My application will totally break if it caches for more than 60 seconds for all of the people that are going to say just use 2 hour cache, I can not.
Anyway, on to the bug I found, Cache Rules allows you to manually enter any value you want in the edge and browser TTL fields… If this is not a bug, then good job Cloudflare! I need this for my personal api projects. But… I’m going to assume its a bug. Please confirm, if it is a bug i need to disable the rule before you fix it and i serve my api peeps 2 hour old data.
Still hoping someone from cloudflare can confirm/deny this is a bug or a feature? I don’t want to enable it only to have you guys fix it and break my setup by switching me to 2hour caching.
@sdayman@cs-cf maybe you can help get this on someone’s radar for an answer? TL;DR: 30 second caching is allowed on free accounts if you manually enter a text value in the dropdown box location. Bug or feature? So I know if I can enable this rule without the potential bug getting fixed and breaking my json data.
@cloonan this post was retagged “DocFeedback” does that mean this is a confirmed feature and you retagged so they update the documents? I need to confirm if this is on purpose so I can safely enable. Otherwise its still a beta bug. I don’t get why someone from cloudflare can’t just give me a Yes or No
This page says Free minimum is 2 hours. Features by plan type · Cloudflare Cache (CDN) docs Yet I’m able to do 30 seconds. Is this 30 second cache allowed and not a bug? I need to know so I can enable my cache rule for my API JSON data. If it changes later (bug fixed) to 2 hours while I have the rule enabled it will break my whole site and serve 2 hour old data. This is why im looking for a YES its planned, or NO this is a bug.
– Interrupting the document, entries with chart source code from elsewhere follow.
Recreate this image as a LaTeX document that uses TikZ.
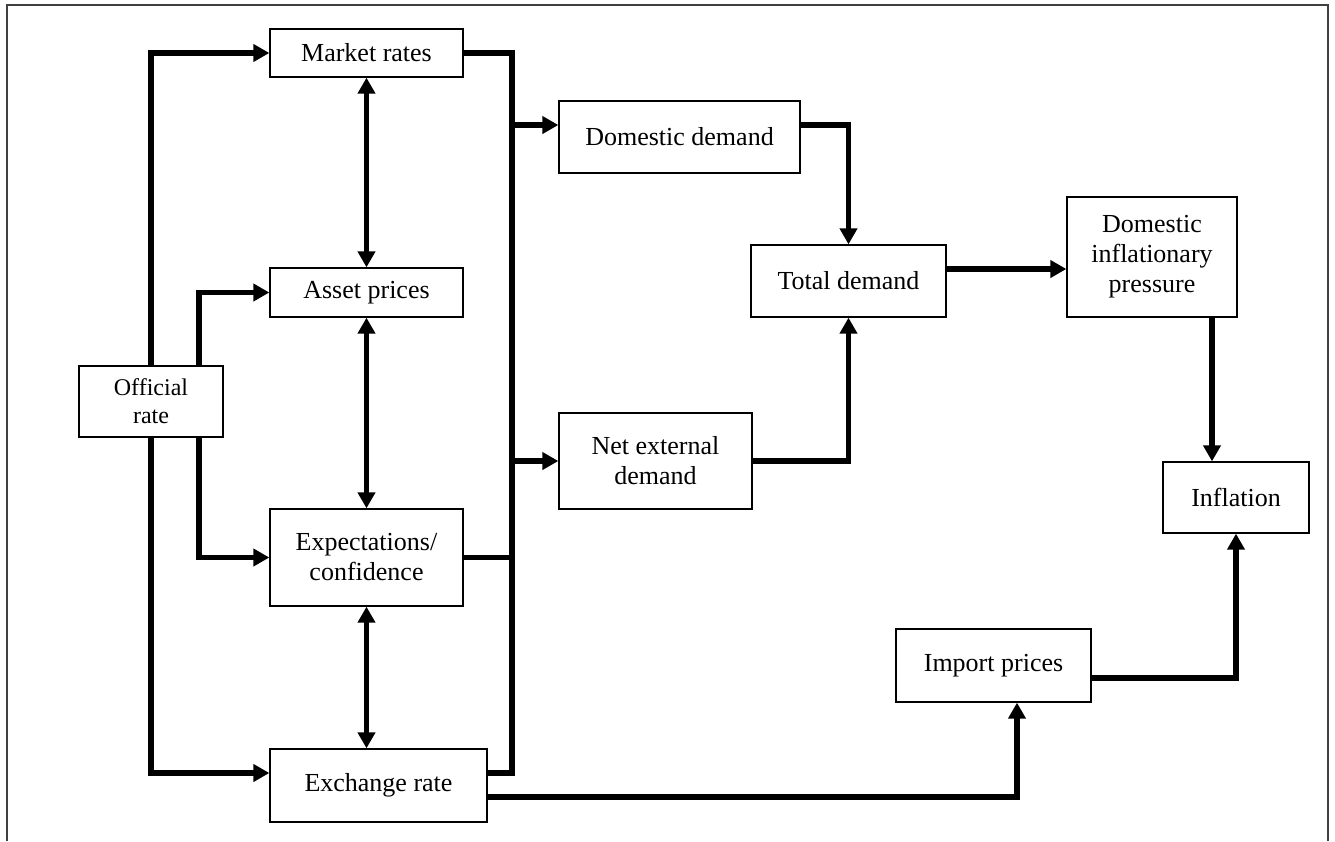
\documentclass[tikz,border=0pt]{standalone}
\usepackage{fontspec}
\setmainfont{Liberation Serif}
\usetikzlibrary{arrows.meta}
\begin{document}
\begin{tikzpicture}[x=1pt, y=-1pt, >={Triangle[length=16pt,width=17pt]},
	box/.style={draw, rectangle, line width=1.3pt, inner sep=0pt, align=center,
		font=\fontsize{26}{30}\selectfont},
	link/.style={line width=5.5pt}]
% Frame
\useasboundingbox (0,0) rectangle (1335,841);
\draw[line width=1.3pt, black!75] (7,841) -- (7,5) -- (1328,5) -- (1328,841);

% Left column
\node[box, minimum width=144pt, minimum height=71pt, font=\fontsize{24}{28}\selectfont]
	(Official) at (151,401.5) {Official\\rate};
\node[box, minimum width=193pt, minimum height=48pt] (Market) at (366.5,53) {Market rates};
\node[box, minimum width=193pt, minimum height=49pt] (Asset) at (366.5,292.5) {Asset prices};
\node[box, minimum width=193pt, minimum height=97pt] (Expect) at (366.5,557.5) {Expectations/\\confidence};
\node[box, minimum width=217pt, minimum height=73pt] (Exchange) at (378.5,785.5) {Exchange rate};

% Demand
\node[box, minimum width=241pt, minimum height=72pt] (DomDemand) at (679.5,137) {Domestic demand};
\node[box, minimum width=193pt, minimum height=96pt] (NetExt) at (655.5,461) {Net external\\demand};
\node[box, minimum width=195pt, minimum height=72pt] (Total) at (848.5,281) {Total demand};

% Prices
\node[box, minimum width=170pt, minimum height=120pt] (DomInfl) at (1152,257) {Domestic\\inflationary\\pressure};
\node[box, minimum width=146pt, minimum height=71pt] (Inflation) at (1236,497.5) {Inflation};
\node[box, minimum width=195pt, minimum height=73pt] (Import) at (993.5,665.5) {Import prices};

% Official rate to the four channels
\draw[link, ->] (Official.north) |- (Market.west);
\draw[link, ->] ([xshift=48pt]Official.north) |- (Asset.west);
\draw[link, ->] ([xshift=48pt]Official.south) |- (Expect.west);
\draw[link, ->] (Official.south) |- ([yshift=12.5pt]Exchange.west);

% Links between the channels
\foreach \a/\b in {Market/Asset, Asset/Expect, Expect/Exchange}
{
	\draw[link, <->] (\a.south) -- (\a.south |- \b.north);
}

% Collecting line
\coordinate (Bus) at (512,773);
\draw[link] (Market.east) -| (Bus) -- (Bus -| Exchange.east);
\draw[link] (Expect.east) -- (Expect.east -| Bus);
\draw[link, ->] ([yshift=12pt]DomDemand.west -| Bus) -- ([yshift=12pt]DomDemand.west);
\draw[link, ->] (NetExt.west -| Bus) -- (NetExt.west);

% Demand to inflation
\draw[link, ->] ([yshift=12pt]DomDemand.east) -| (Total.north);
\draw[link, ->] (NetExt.east) -| (Total.south);
\draw[link, ->] ([yshift=12pt]Total.east) -- ([yshift=12pt]Total.east -| DomInfl.west);
\draw[link, ->] ([xshift=60pt]DomInfl.south) -- ([xshift=60pt]DomInfl.south |- Inflation.north);

% Exchange rate to inflation
\draw[link, ->] ([yshift=-11.5pt]Exchange.east) -| ([xshift=23.5pt]Import.south);
\draw[link, ->] ([yshift=-12.5pt]Import.east) -| (Inflation.south);
\end{tikzpicture}
\end{document}
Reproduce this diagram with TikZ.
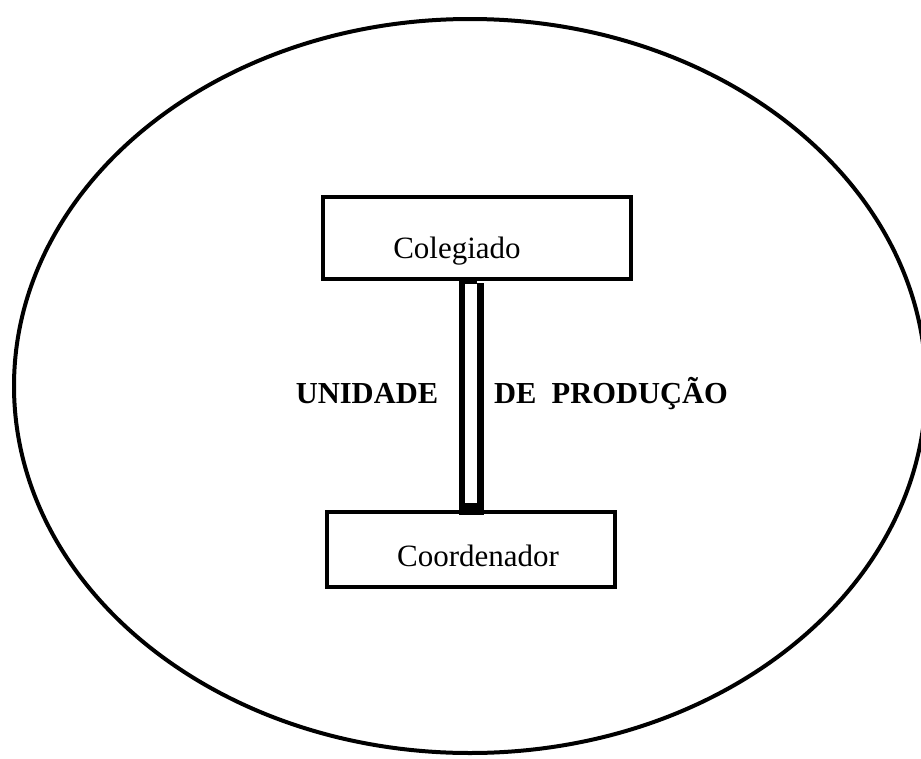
\documentclass[tikz,border=0pt]{standalone}
\usepackage{fontspec}
\setmainfont{Liberation Serif}
\usetikzlibrary{shapes.geometric}

\begin{document}
\begin{tikzpicture}[x = 1pt, y = -1pt,
    unit/.style = {draw, rectangle, line width = 3.5pt, inner sep = 0pt},
    role/.style = {font = \fontsize{31}{31}\selectfont, anchor = base, inner sep = 0pt},
    title/.style = {font = \fontsize{30.5}{30.5}\selectfont\bfseries, anchor = base, inner sep = 0pt},
    link/.style = {line width = 6.5pt, double, double distance = 12pt}]
    \useasboundingbox (0, 0) rectangle (921, 758);
    \node[draw, ellipse, line width = 4pt, inner sep = 0pt, minimum width = 912pt, minimum height = 734pt] (unidade) at (470, 386) {};
    \node[unit, minimum width = 308pt, minimum height = 82pt] (colegiado) at (477, 238) {};
    \node[unit, minimum width = 288pt, minimum height = 75pt] (coordenador) at (471, 549.5) {};
    \node[role] (colegiadotxt) at (457, 258) {Colegiado};
    \node[role] (coordenadortxt) at (478, 566) {Coordenador};
    \coordinate (top) at (coordenador.north |- colegiado.south);
    \draw[link, shorten <= 2pt, shorten >= 2pt] (coordenador.north) -- (top);
    \fill ([xshift = -12.5pt, yshift = 2pt]top) rectangle ([xshift = 6pt, yshift = -3pt]top);
    \fill ([xshift = -12.5pt, yshift = 7pt]coordenador.north) rectangle ([xshift = 12.5pt, yshift = -5pt]coordenador.north);
    \node[title] (unid) at (367, 403) {UNIDADE};
    \node[title] (prod) at (611, 403) {DE\ \ PRODUÇÃO};
\end{tikzpicture}
\end{document}
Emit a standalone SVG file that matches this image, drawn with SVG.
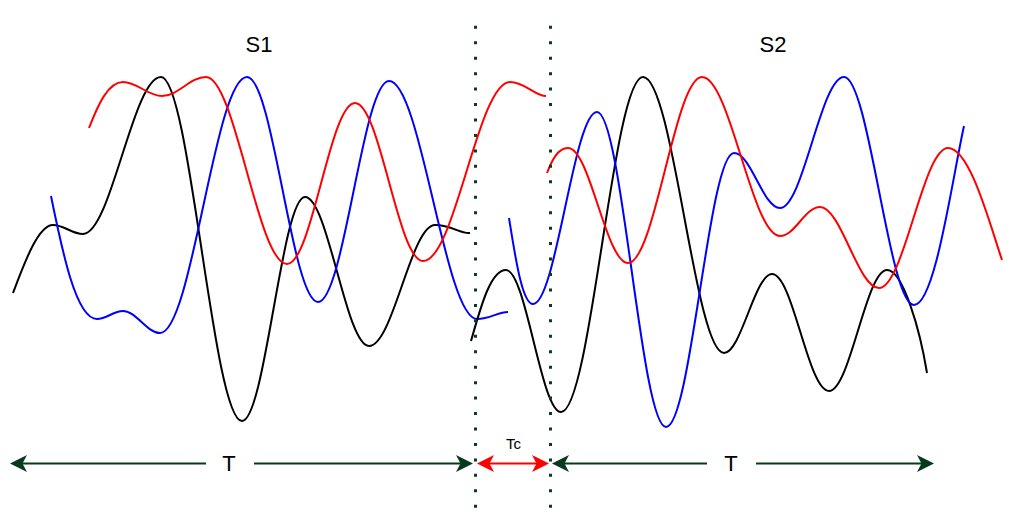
<svg xmlns="http://www.w3.org/2000/svg" width="1024" height="514" viewBox="0 0 1024 514">
<style>
.w{fill:none;stroke-width:2;stroke-linejoin:round;stroke-linecap:butt}
.k{stroke:#000}
.b{stroke:#0000ff}
.r{stroke:#ff0000}
.dot{fill:none;stroke:#0b3a22;stroke-width:3;stroke-dasharray:3 12.45}
.ga{fill:none;stroke:#063a1e;stroke-width:2}
.ra{fill:none;stroke:#ff0000;stroke-width:2}
.lbl{font-family:"Liberation Sans",Arial,sans-serif;fill:#000;text-anchor:middle}
</style>
<defs>
<marker id="ag" markerUnits="userSpaceOnUse" orient="auto-start-reverse" markerWidth="40" markerHeight="40" refX="0" refY="0" overflow="visible"><path d="M12,0 L-5,-8.5 L-0.5,0 L-5,8.5 Z" fill="#063a1e"/></marker>
<marker id="ar" markerUnits="userSpaceOnUse" orient="auto-start-reverse" markerWidth="40" markerHeight="40" refX="0" refY="0" overflow="visible"><path d="M12,0 L-5,-8.5 L-0.5,0 L-5,8.5 Z" fill="#ff0000"/></marker>
</defs>
<rect width="1024" height="514" fill="#fff"/>
<g id="signals">
<path class="w k" d="M13,293 C24,264 38,225 53,225 C64,225 72,234 83,234 C111,234 133,77 161,77 C190,77 213,421 242,421 C265,421 282,197 305,197 C328,197 346,346 369,346 C393,346 411,225 435,225 C452,225 460,234 470,233"/>
<path class="w b" d="M51,196 C62,250 76,319 97,319 C107,319 113,311 123,311 C136,311 147,333 160,333 C192,333 215,77 247,77 C273,77 292,302 318,302 C344,302 363,81 389,81 C421,81 445,319 477,319 C490,319 498,312 508,312"/>
<path class="w r" d="M89,128 C98,105 108,82 123,82 C137,82 148,96 162,96 C178,96 190,77 206,77 C235,77 258,264 287,264 C312,264 330,103 355,103 C380,103 398,261 423,261 C455,261 478,82 510,82 C525,82 535,96 546,96"/>
<path class="w k" d="M471,341 C480,310 490,270 506,270 C526,270 541,412 561,412 C591,412 613,77 643,77 C673,77 695,353 724,353 C741,353 755,274 772,274 C793,274 808,391 829,391 C850,391 866,270 887,270 C903,270 920,330 927,373"/>
<path class="w b" d="M509,218 C515,255 522,304 533,304 C556,304 574,112 597,112 C622,112 641,427 666,427 C691,427 709,153 734,153 C751,153 763,208 780,208 C803,208 821,77 844,77 C869,77 889,305 914,305 C935,305 952,180 964,126"/>
<path class="w r" d="M547,173 C552,160 558,148 568,148 C590,148 606,263 628,263 C655,263 675,77 702,77 C730,77 752,236 780,236 C795,236 805,207 820,207 C841,207 858,288 879,288 C904,288 923,148 948,148 C970,148 990,225 1002,260"/>
</g>
<g id="boundaries">
<line class="dot" x1="475.5" y1="25.8" x2="475.5" y2="510"/>
<line class="dot" x1="550.5" y1="25.8" x2="550.5" y2="510"/>
</g>
<g id="labels">
<text class="lbl" x="259" y="52" font-size="22">S1</text>
<text class="lbl" x="773" y="52" font-size="22">S2</text>
</g>
<g id="connectors">
<path class="ga" d="M206,463.5 L22,463.5" marker-end="url(#ag)"/>
<path class="ga" d="M254,463.5 L461,463.5" marker-end="url(#ag)"/>
<path class="ra" d="M489,463.5 L537,463.5" marker-start="url(#ar)" marker-end="url(#ar)"/>
<path class="ga" d="M707,463.5 L564,463.5" marker-end="url(#ag)"/>
<path class="ga" d="M756,463.5 L922,463.5" marker-end="url(#ag)"/>
</g>
<g id="measure-labels">
<text class="lbl" x="229" y="471" font-size="22">T</text>
<text class="lbl" x="731" y="471" font-size="22">T</text>
<text class="lbl" x="513.5" y="449" font-size="15">Tc</text>
</g>
</svg>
I’d say that if something’s not documented (or explicitly documented otherwise), then you shouldn’t count on it. Like that time a while back when everybody could proxy wildcard DNS records (an Enterprise feature at the time). Then that “bug” was fixed, and later became an official feature.
If the docs change, then it’s a “yes.” For now, it’s a “no.”
Thank you, ill take that as a no. close as im going to get to actual devs answering i guess.
a shame its not a free feature anyway. I get that this is a business, but i would think allowing us to cache api calls at 30 seconds would save CF more money in bandwidth than a charged feature… assuming they pay based on bandwidth. I was only caching 30mb now im caching 8GB+ just in api calls, CF servers not having to transport that data from my origin. I better turn off the rules for now i guess.
To better understand the difference between a Page Rule with Cache Everything and Bypass Cache on Cookie settings, and a Cache Rule with an expression that excludes certain cookies, let’s step back and consider regular Cloudflare caching.
With default caching, no HTML page is cached by Cloudflare, with or without cookies. When you set a Page Rule with a Cache Everything setting, you’re telling Cloudflare to create an exception: cache my HTML for the URLs matching this Page Rule.
Page Rules are URL-based, and if you set Cache Everything to
example.com/*,
you are instructing Cloudflare to cache your whole website, but could avoid caching certain HTML pages with another Page Rule matching a different subset of URLs, such as
example.com/wp-admin/*
with a Bypass Cache setting.
Bypass Cache on Cookie is a setting that is only available to Business and Enterprise plans. It adds another element to the Cloudflare Page-Rule-based caching logic, by allowing users to define certain cookies as trigger of a special, non-URL-based, bypass condition.
This is all part of the past. Now enters Cache Rules (beta).
Cache Rules was launched as part of the suite of Rules products, all based on the Ruleset Engine, which allows for a much more granular matching than URL only.
The documentation clearly states that Cookie (http.cookie) is one of the fields you can use as part of your matching expression (“When incoming requests match…”).
Here we are not “bypassing cache on cookie”, because we’re not instructing Cloudflare to cache everything on our website. Instead we’re instructing Cloudflare to only cache if the request matches an expression that can be as simple as
URI Path starts with / (equivalent to *example.com/* in a Page Rule),
or as complex as the use of 10 separate fields, one of which is Cookie, while some represent request header values (something that is just not possible with Page Rules.)
The same documentation clearly states that Enterprise plan is required for certain features, such as in the Cache Keys section:
Enterprise customers have these additional options for custom cache keys:
In the Query string section, you can select All query string parameters, All query string parameters except and enter an exception, Only these parameters and enter the parameters, or Ignore query string.
In the Headers section, you can include headers names and their values, check the presence of another header, and Include origin header.
In the Cookie section, you can include cookie names and their values, and check the presence of another cookie.
In the Host section, you can select Use original host and Resolved host.
In the User section, you can select Device type, Country, and Language.
As can be seen above, any plan level can opt to Enable query string sort, something that is only available to Enterprise Plan if enabled in the Cloudflare dashboard. This documentation actually does have a link that points to the old documentation reflecting this limitation.
And why should users trust the old documentation better than the new one? Aren’t both “explicitly documented”? Shouldn’t the new be considered to have superseded the old?
Cloudflare would do well to update its documentation to reflect its new products in a clear and unequivocal way. But if I’m wrong (and therefore the new documentation is wrong) and this is in fact a bug as the OP fears, then Cloudflare would need to update not only the documentation, but several aspects of its core product, as right now (ever since Cache Rules were launched, actually) the features discussed here can be enabled by users of any plan level.